Given instruction – Write out again exactly the lines from the one containing "Rebuild this chart" through the one containing "import pandas as pd", both included, and omit the pictures.

## Start Material supplied

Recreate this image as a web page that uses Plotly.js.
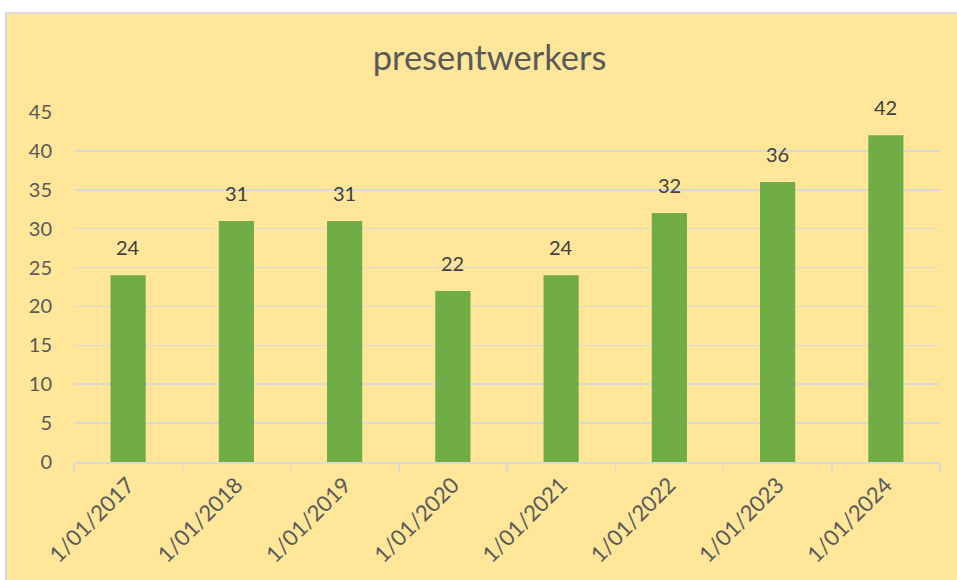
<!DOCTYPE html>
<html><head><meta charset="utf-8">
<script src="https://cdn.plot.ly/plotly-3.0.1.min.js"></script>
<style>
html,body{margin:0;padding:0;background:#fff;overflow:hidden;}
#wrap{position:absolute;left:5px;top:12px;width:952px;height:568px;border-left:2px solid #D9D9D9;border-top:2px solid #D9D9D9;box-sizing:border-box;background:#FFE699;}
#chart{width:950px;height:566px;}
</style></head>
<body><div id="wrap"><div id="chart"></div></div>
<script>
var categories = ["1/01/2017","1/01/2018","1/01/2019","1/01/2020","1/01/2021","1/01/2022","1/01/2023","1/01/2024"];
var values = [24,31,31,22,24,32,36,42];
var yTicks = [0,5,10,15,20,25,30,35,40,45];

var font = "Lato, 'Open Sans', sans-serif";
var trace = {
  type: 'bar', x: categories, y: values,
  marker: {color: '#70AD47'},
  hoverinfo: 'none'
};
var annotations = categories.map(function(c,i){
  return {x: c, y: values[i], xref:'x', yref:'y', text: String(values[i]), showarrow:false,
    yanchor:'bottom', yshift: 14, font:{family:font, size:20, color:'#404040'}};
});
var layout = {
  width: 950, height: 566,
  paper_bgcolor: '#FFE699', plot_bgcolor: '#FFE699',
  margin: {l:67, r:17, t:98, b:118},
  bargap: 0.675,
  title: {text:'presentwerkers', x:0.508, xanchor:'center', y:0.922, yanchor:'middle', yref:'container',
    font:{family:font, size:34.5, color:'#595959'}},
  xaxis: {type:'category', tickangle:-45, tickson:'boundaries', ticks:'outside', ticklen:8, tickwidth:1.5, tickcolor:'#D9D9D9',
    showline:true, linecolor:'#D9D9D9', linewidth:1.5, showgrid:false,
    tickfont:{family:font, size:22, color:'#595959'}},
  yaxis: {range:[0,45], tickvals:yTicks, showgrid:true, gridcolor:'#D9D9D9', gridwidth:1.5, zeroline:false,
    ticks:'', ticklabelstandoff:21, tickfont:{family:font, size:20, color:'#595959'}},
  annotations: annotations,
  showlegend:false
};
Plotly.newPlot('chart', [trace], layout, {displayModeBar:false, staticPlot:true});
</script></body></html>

## End Material supplied
## Start Material supplied

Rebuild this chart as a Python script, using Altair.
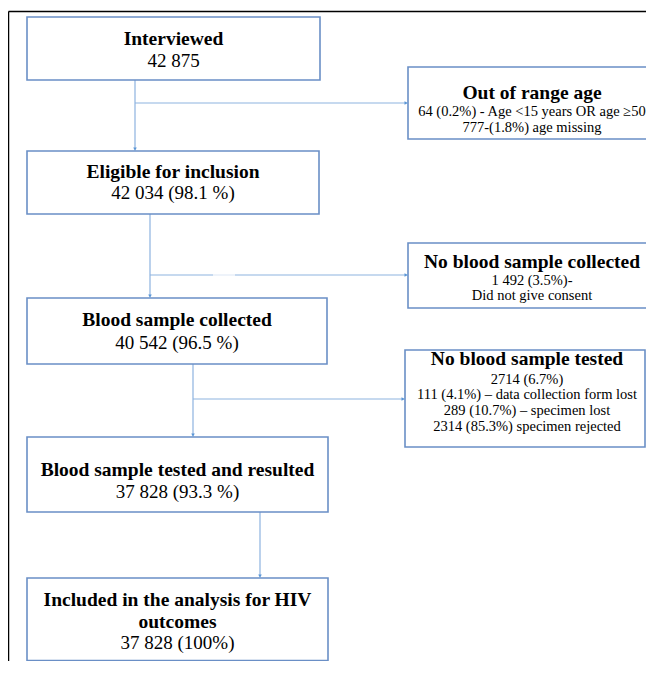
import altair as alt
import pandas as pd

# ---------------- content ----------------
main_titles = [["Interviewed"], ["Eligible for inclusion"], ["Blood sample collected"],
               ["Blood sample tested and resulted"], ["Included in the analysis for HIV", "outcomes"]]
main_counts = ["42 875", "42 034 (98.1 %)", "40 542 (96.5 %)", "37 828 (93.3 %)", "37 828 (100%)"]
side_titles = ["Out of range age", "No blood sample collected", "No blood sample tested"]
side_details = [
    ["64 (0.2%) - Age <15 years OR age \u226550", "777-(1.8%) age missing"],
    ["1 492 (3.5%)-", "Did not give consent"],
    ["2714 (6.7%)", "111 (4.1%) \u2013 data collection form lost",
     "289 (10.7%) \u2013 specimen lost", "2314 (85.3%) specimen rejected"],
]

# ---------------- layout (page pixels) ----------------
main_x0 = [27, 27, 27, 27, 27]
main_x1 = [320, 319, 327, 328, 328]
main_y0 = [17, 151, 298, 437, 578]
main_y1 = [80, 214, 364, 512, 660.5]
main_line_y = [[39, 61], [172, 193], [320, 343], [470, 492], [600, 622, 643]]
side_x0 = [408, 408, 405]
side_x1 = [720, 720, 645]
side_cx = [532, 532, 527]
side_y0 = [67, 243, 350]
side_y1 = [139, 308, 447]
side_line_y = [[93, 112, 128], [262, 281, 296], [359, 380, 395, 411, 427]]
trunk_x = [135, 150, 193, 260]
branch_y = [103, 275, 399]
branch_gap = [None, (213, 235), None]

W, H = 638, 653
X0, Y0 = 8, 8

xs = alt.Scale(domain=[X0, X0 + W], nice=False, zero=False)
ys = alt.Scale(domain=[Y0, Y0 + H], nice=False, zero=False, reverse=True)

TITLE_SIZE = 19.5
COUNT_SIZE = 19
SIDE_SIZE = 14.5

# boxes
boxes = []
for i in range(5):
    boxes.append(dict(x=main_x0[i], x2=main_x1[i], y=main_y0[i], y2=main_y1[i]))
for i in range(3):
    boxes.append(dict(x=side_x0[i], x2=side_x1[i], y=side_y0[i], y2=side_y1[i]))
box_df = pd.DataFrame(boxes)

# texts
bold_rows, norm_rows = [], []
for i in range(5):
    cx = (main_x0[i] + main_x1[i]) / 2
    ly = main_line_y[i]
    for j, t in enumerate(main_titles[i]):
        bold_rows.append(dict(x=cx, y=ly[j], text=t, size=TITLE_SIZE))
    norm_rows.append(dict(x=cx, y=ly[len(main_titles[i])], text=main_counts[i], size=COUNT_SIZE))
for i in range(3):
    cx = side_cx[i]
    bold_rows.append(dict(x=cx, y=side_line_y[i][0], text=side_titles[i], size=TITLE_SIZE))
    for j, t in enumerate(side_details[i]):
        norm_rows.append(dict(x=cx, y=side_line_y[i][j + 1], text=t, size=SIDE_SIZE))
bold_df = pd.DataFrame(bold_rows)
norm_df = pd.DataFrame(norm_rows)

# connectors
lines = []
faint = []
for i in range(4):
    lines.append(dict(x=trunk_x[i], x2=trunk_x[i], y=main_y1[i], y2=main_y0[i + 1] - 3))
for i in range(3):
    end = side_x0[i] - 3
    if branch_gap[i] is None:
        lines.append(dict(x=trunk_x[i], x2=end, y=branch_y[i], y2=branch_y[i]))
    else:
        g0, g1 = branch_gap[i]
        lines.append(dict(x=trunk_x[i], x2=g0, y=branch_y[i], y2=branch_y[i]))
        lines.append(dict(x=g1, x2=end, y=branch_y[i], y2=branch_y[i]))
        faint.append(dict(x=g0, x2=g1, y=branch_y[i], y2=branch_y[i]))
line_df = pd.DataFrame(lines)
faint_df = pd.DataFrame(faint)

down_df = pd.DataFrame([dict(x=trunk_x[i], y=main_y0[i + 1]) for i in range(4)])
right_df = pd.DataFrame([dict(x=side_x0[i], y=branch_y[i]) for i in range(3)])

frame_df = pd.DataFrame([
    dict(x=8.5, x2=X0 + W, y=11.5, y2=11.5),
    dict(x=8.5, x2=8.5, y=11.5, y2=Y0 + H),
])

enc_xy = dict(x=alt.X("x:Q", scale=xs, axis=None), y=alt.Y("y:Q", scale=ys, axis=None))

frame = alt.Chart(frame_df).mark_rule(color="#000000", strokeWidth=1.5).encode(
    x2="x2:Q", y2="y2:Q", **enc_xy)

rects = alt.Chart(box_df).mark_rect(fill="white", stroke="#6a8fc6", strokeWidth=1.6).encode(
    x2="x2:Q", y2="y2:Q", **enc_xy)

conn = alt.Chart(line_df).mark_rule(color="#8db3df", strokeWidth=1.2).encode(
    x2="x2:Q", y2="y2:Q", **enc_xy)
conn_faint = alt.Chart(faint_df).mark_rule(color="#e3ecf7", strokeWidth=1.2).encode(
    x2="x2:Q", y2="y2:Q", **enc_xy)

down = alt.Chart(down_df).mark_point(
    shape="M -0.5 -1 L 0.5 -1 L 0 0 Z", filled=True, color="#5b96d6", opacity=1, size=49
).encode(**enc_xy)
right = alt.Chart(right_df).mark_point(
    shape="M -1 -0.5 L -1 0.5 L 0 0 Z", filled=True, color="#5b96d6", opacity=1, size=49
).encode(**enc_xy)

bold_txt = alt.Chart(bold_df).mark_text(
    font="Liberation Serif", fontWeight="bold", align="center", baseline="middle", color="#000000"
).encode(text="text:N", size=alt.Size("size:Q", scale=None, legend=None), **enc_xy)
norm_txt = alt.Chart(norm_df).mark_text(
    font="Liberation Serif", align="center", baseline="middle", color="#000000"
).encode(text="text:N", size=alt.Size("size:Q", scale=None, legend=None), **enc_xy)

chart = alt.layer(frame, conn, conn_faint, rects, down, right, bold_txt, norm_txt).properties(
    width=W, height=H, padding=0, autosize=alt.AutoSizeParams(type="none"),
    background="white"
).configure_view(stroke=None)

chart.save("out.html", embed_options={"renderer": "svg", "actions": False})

## End Material supplied

Reply –
Rebuild this chart as a Python script, using Altair.
import altair as alt
import pandas as pd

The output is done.